When you hear the name Nike, the first thing most would interpret it to be is not the Greek Goddess that is its namesake, but rather the brand name of one of the world’s – or safe to say the world’s – number one line of athletic shoes, sportswear and peripheral accessories. The “swoosh” logo is so iconic that it was included as an in-joke in the wonderfully anachronistic period movie of 2001, “a Knight’s Tale” starring the late Heath Ledger; his armor had the swoosh. Anyway, I can’t wax poetic enough on how the Nike name is a pretty cool brand. But reality sinks in with an onset of decreasing future sales, not to mention possible contenders to its throne from two would-be usurpers.
According to Business Insider, there have been fewer orders from retail stores for Nike, resulting in a larger amount of their inventory that would need to be sold fast as stated on the company’s most recent quarterly report. This moment of weakness from the company that soared as high as the likes of Michael Jordan thanks to the Nike Air Jordan footwear, has invited a big push from two other major sporting labels in a bid to dethrone the king as it were. Who are these upstarts then?
These are none other than similarly long-running German brand Adidas and a younger American competitor, Under Armor from Baltimore. With an upsurge in introducing new products and expanding into new categories of the wide-variety sportswear world, both Under Armor and Adidas are beginning to wear away at the former lion’s share of Nike in the sales of shoes and athletic apparel. It’s that bad; Nike is on unsteady footing at the top of the sportswear heap.

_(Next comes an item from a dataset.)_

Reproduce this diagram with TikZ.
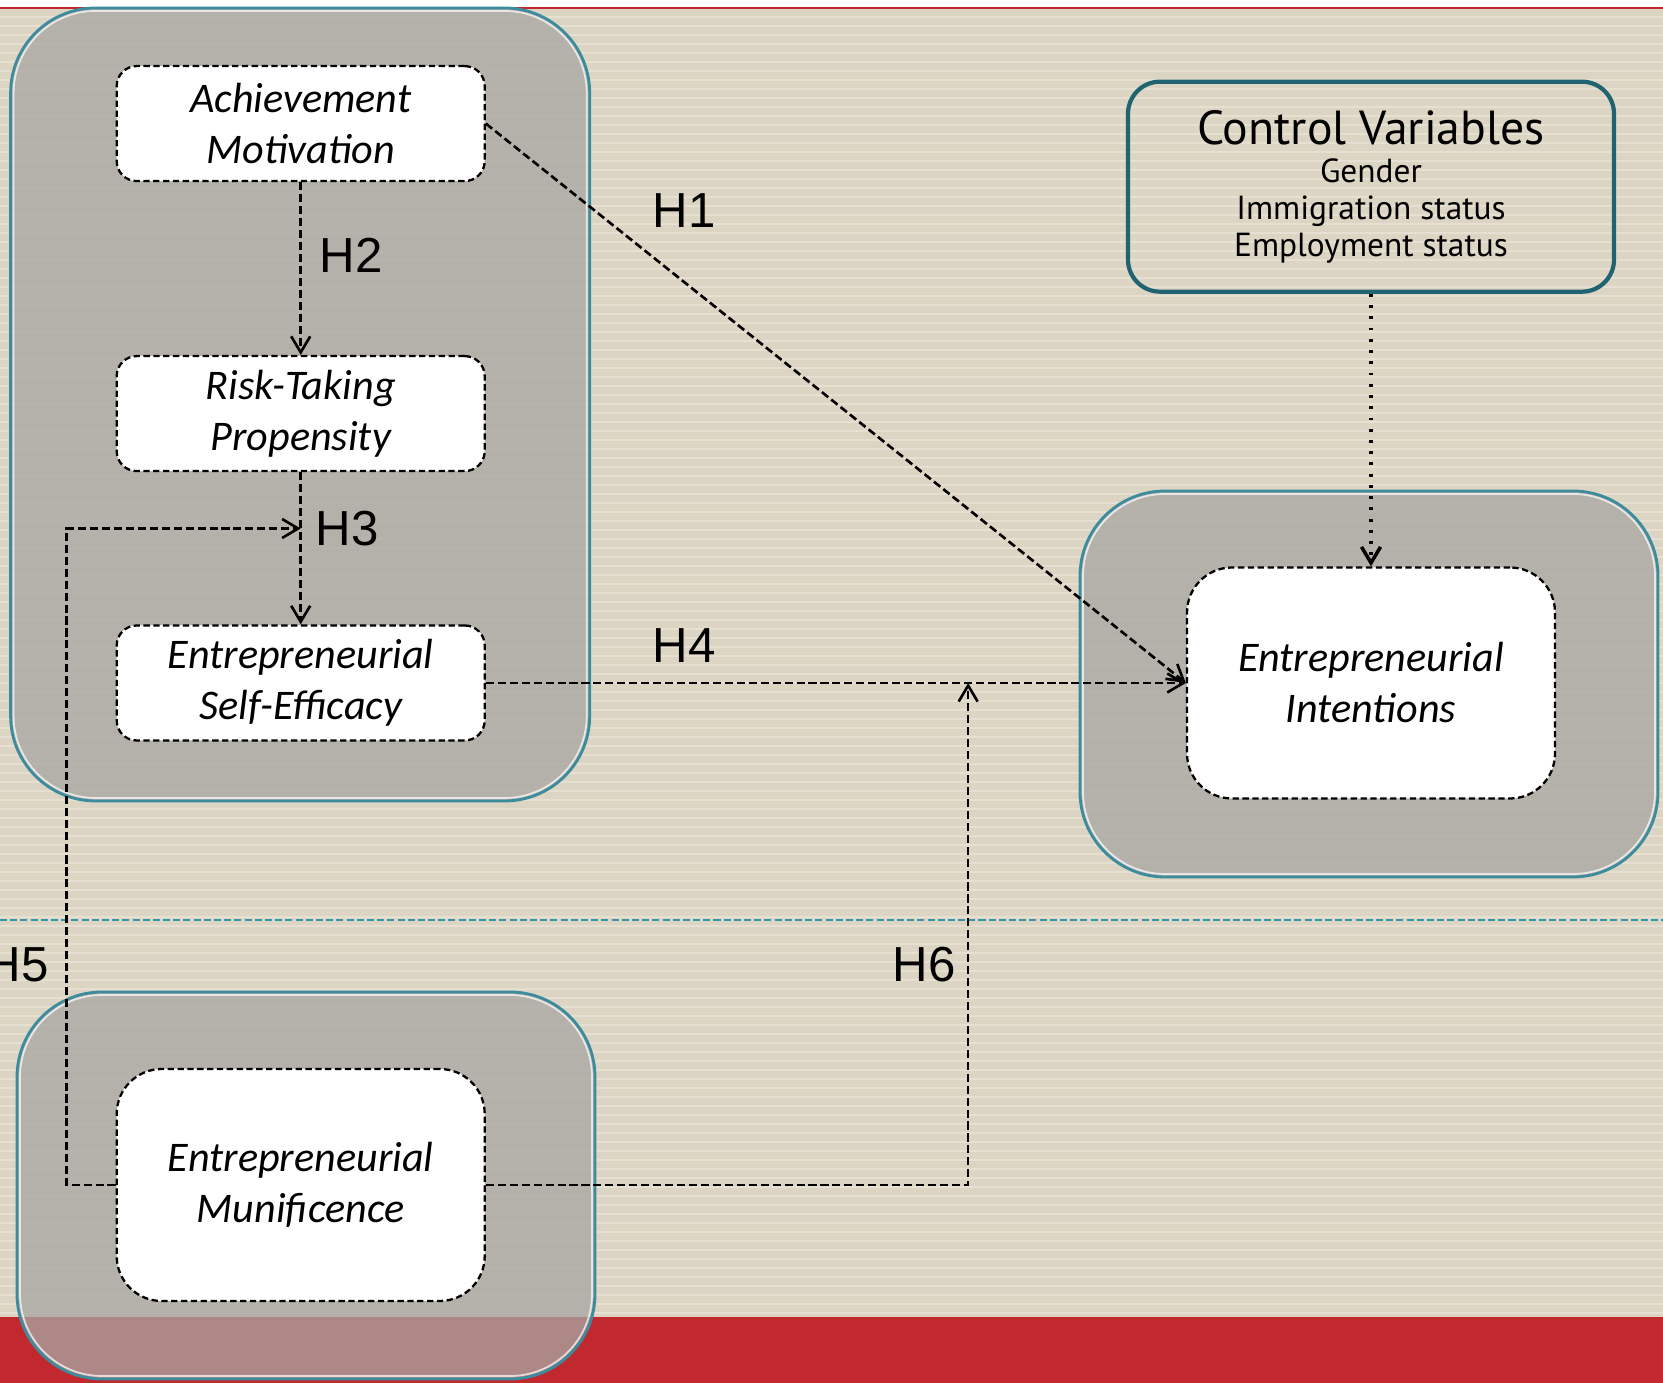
\documentclass[tikz,border=0pt]{standalone}
\usepackage{fontspec}
\setmainfont{Carlito}
\newfontfamily\hfont{Liberation Sans}
\newfontfamily\cvfont{PT Sans}
\usepackage{tikz}
\usetikzlibrary{calc,arrows.meta}

\definecolor{beige}{RGB}{221,213,195}
\definecolor{beigelight}{RGB}{230,224,210}
\definecolor{slidered}{RGB}{193,41,46}
\definecolor{grpfill}{RGB}{167,166,162}
\definecolor{grpedge}{RGB}{60,140,158}
\definecolor{cvedge}{RGB}{32,100,114}
\definecolor{splitline}{RGB}{52,150,170}

\tikzset{
	grpbox/.style={draw=grpedge, line width=0.8pt, fill=grpfill, fill opacity=0.76, rounded corners=0.85cm},
	grpshine/.style={draw=white, draw opacity=0.7, line width=0.5pt, rounded corners=0.82cm},
	var/.style={draw, fill=white, line width=0.65pt, dash pattern=on 1.8pt off 1pt, rounded corners=0.2cm,
		minimum width=3.68cm, minimum height=1.15cm, inner sep=0pt, align=center,
		font=\fontsize{12}{14.5}\selectfont\itshape},
	link/.style={line width=0.75pt, dash pattern=on 2.3pt off 1.1pt, -{Straight Barb[length=1.6mm,width=1.9mm]}},
	hyp/.style={font=\hfont\fontsize{14}{16}\selectfont},
}

\begin{document}
\begin{tikzpicture}
			%%%%% START %%%%%
			\useasboundingbox (0,0) rectangle (16.63,13.83);
			\clip (0,0) rectangle (16.63,13.83);
			
			% slide background
			\fill[white] (0,13.76) rectangle (16.63,13.83);
			\fill[slidered] (0,13.74) rectangle (16.63,13.76);
			\fill[beige] (0,0.66) rectangle (16.63,13.74);
			\foreach \y in {0.70,0.79,...,13.70}
				\draw[beigelight, line width=0.025cm] (0,\y) -- (16.63,\y);
			\fill[slidered] (0,0) rectangle (16.63,0.66);
			\draw[splitline, line width=0.7pt, dash pattern=on 2pt off 0.9pt] (0,4.63) -- (16.63,4.63);
			
			% grey groups
			\draw[grpbox] (0.106,5.82) rectangle (5.897,13.75);
			\draw[grpshine] (0.136,5.85) rectangle (5.867,13.72);
			\draw[grpbox] (0.17,0.04) rectangle (5.95,3.91);
			\draw[grpshine] (0.20,0.07) rectangle (5.92,3.88);
			\draw[grpbox] (10.80,5.06) rectangle (16.58,8.92);
			\draw[grpshine] (10.83,5.09) rectangle (16.55,8.89);
			
			\node[var] (am) at (3.007,12.594) {Achievement\\Motivation};
			\node[var] (rtp) at (3.007,9.694) {Risk-Taking\\Propensity};
			\node[var] (ese) at (3.007,7.00) {Entrepreneurial\\Self-Efficacy};
			\node[var, minimum height=2.32cm, rounded corners=0.45cm] (em) at (3.007,1.98) {Entrepreneurial\\Munificence};
			\node[var, minimum height=2.31cm, rounded corners=0.45cm] (ei) at (13.71,7.00) {Entrepreneurial\\Intentions};
			
			\node[draw=cvedge, line width=1.2pt, rounded corners=0.32cm, minimum width=4.86cm, minimum height=2.10cm,
				align=center, font=\cvfont\fontsize{9.5}{10.5}\selectfont] (cv) at (13.71,11.963)
				{{\fontsize{13.6}{16}\selectfont Control Variables}\\[0.5pt] Gender\\ Immigration status\\ Employment status};
			
			% paths
			\coordinate (h3mid) at ($(rtp.south)!0.37!(ese.north)$);
			\coordinate (h4mid) at ($(ese.east)!0.689!(ei.west)$);
			
			\draw[link] (am.east) -- (ei.west);
			\draw[link] (am.south) -- (rtp.north);
			\draw[link] (rtp.south) -- (ese.north);
			\draw[link] (ese.east) -- (ei.west);
			\draw[link] (em.west) -- ++(-0.49,0) |- (h3mid);
			\draw[link] (em.east) -| (h4mid);
			\draw[line width=1pt, dash pattern=on 0.8pt off 2.4pt, -{Straight Barb[length=1.6mm,width=1.9mm]}] (cv.south) -- (ei.north);
			
			\node[hyp] (h1) at (6.84,11.72) {H1};
			\node[hyp] (h2) at (3.51,11.28) {H2};
			\node[hyp] (h3) at (3.47,8.54) {H3};
			\node[hyp] (h4) at (6.84,7.37) {H4};
			\node[hyp, anchor=east] (h5) at (0.61,4.18) {H5};
			\node[hyp] (h6) at (9.24,4.18) {H6};
			
			%%%%% END %%%%%
\end{tikzpicture}
\end{document}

But which of the two brands have it to be most likely to toppled Nike in a golden opportunity? Looking at what each competing company has got, Under Armor has been enjoying a respectable 30% growth for the past two years and has beaten profit expectations this year. In addition, the brand’s market is for the moment concentrated in the US, and its simplicity approach has clicked with a solid number of consumers. The fact that Steph Curry has his own Under Armor basketball shoe line now is a massive bonus.
As for Adidas, it’s got time and experience on its side. Their 2015 worldwide net revenue is $18 billion to UA’s $3.96 billion. In fact, they’ve surpassed UA to become second only to Nike in the US market as of last week, thanks to a renewed American focus apart from their primary European market.
They even have their own celebrity sneaker line bearing Kanye West’s name. I can’t help but say, “Now Kanye, I’m real happy for you, I’m a let you finish.”
So, who do you think has a shot at beating Nike at its own game? Or do they?